In Sarasota, Salomon says, there aren’t a lot of companies doing the same thing. Most competition comes from trauma cleaning and biohazard removal company Aftermath and from water damage, fire damage and mold restoration company Servpro. 

But Salomon and Riley have worked to set Bio-One apart from competitors by emphasizing its local ties. When people call Bio-One Sarasota, Tampa or Orlando, they talk to Riley — not someone at a call center. That’s important, Salomon says. She wants potential customers to know: “We are here, and we are local.” The goal, she says, is to get the Bio-One name out in the community as a name people can trust.

She and Riley are on site at cleanups themselves, along with other members of the Bio-One team. When they go to the scenes of suicides, murders and people dying alone, Salomon, who has a background in mental health for the military, says she has to remove herself from the scene emotionally. “You have to step back and say, ‘I’m here to get the property back in order.’”

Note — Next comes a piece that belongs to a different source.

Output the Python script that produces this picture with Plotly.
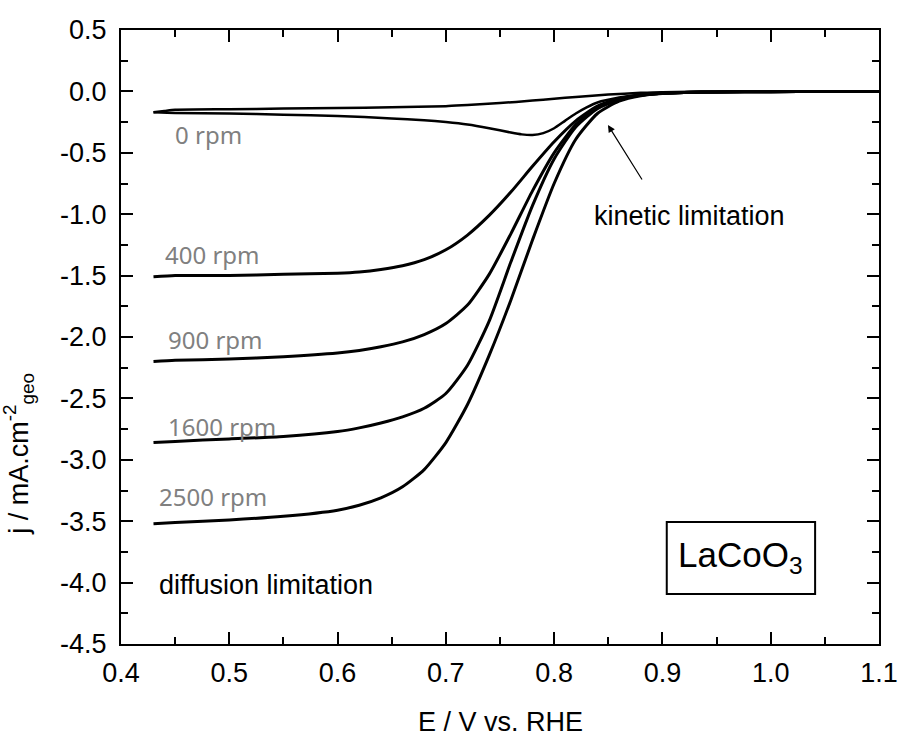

“You have to step back and say, ‘I’m here to get the property back in order.’”— Jennifer Salomon, Bio-One Sarasota, Tampa and Orlando

The company’s marketing approach is also boots-on-the-ground. “We do a lot of personal marketing,” Riley says. “The marketing is time-consuming because it’s personal contact.” It includes door-to-door, business-to-business marketing with apartment complexes and talking to victims’ advocates. “We’re out in the community a lot,” he says.

Bio-One hosts trainings for property managers to teach them what to do if they run across an undiscovered death, homicide or suicide. “When they hire somebody like us, the liability is off their shoulders,” Riley says. Bio-One is licensed, insured, bonded and employees go through a training annually, he says.

The company’s strategy is also tied in with community involvement. Bio-One regularly sponsors events, such as kickball or golf tournaments connected to local police and fire departments. “Just about every Saturday we have an event going on connected to a law enforcement agency,” Riley says. “We want them to know we’re not just out there to get their business, we’re helping, too.”

Salomon says word of mouth and referrals have been core aspects of how they’ve built the businesses. Company officials declined to disclose specific revenue figures. 

Hoarding cleanup, meanwhile, is another big business avenue for Riley’s Bio-One franchises. Salomon says at least 50% to 60% of the business comes from hoarding situations or clients. 

They market Bio-One’s services to hoarding support groups and through Google, so when people search for “hoarding help” or “hoarding cleanup,” Bio-One comes up in the results.

Bio-One offers free consultations for hoarding cases, but the cleanup charge depends on the level of contamination, how big a crew is needed and how many Dumpsters it will call for, Salomon says. She says the biggest hoarding project she’s worked on for Bio-One was at a house in Orlando. The job took a week, and they filled 20 to 25 30-yard Dumpsters.

Riley, on hoarding, says “It’s a way bigger issue than anyone imagined.”